Nous en sommes encore au stade de la recherche, la fabrication n’a pas été optimisée et nous espérons progresser rapidement dans les années qui viennent. Comme précisé plus haut nos cellules ont un rendement de l’ordre de 4 % en laboratoire, nous avons sur ce sujet mis en place un programme de recherche financé sur 5 ans, grâce à une bourse ERC (European Research Council) et nous espérons au moins doubler ces rendements dans les années à venir. 

Vous parlez d’une durée de vie de « 50 jours sans encapsulation », j’ai du mal à comparer avec d’autres solutions, avez-vous des échelles de comparaison à me préciser ? Avec une protection sur la cellule, quelle durée pensez-vous atteindre ?

Compte tenu de leur caractère photochrome, il n’était pas évident que les colorants développés dans cette étude soient très stables en cellule solaire.
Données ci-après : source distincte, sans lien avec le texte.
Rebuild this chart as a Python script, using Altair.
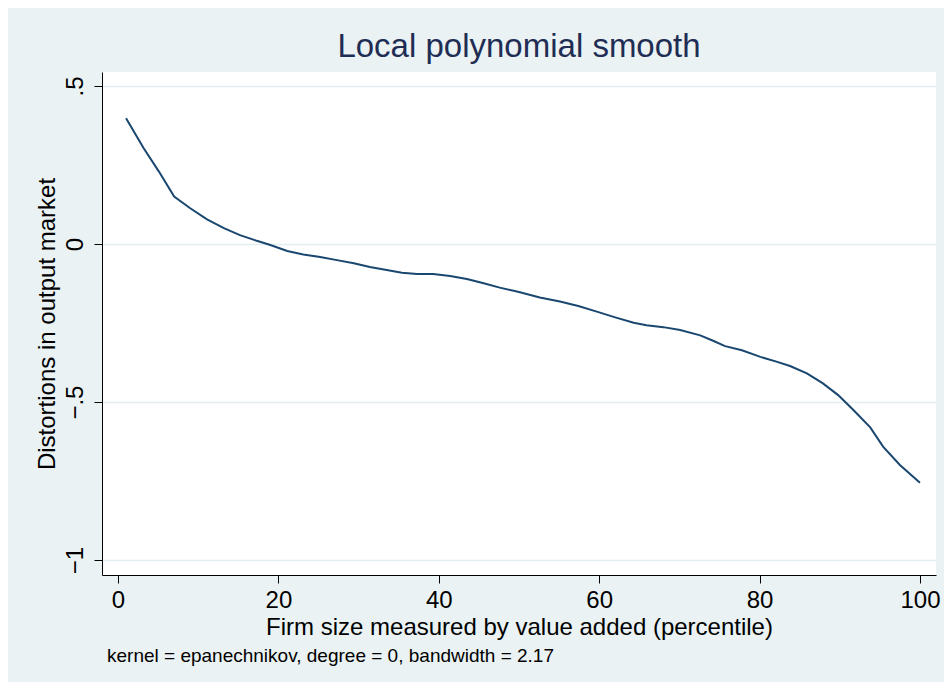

Or nous avons montré que les cellules qui les contiennent peuvent se colorer et se décolorer et produire de l’électricité pendant plusieurs mois en ne perdant que peu d’efficacité.

Une fois encore c’est un premier test qui vise à montrer le potentiel applicatif de ces colorants. En utilisant des éléments plus robustes et des protections sur la cellule on pourrait atteindre des stabilités sur plusieurs années.

À titre de comparaison les cellules de Grätzel que nous avons développé dans le passé ont montré des stabilités déjà supérieures à 10 ans.

Avez-vous une idée de calendrier pour la création d’un premier prototype de vitre photovoltaïque photochromique de grande taille (pour les bâtiments, les voitures) ? Même question pour une commercialisation et une production de masse.

Nous avons un projet financé par l’Europe sur le développement de cette technologie sur les cinq prochaines années et nous espérons développer les premiers prototypes de grandes tailles (plusieurs centaines de cm²) d’ici la fin de ce projet.

Il est beaucoup plus difficile de pronostiquer une date pour la commercialisation ou la production de masse, tout dépendra des performances atteintes par ces cellules et de l’intérêt des industriels issus des secteurs du bâtiment ou de l’automobile.

Avez-vous une idée du surcoût et du temps nécessaire avant d’obtenir un retour sur investissement ?

Très difficile de répondre à cette question, c’est une technologie qui en est à ses débuts et encore à un stade de recherche en amont. Je peux simplement dire que du point de vue énergétique, les cellules de Grätzel récupèrent l’équivalent de l’énergie qui a été nécessaire à leur fabrication en moins d’un an. Ce qui les rend très compétitives de ce point de vue.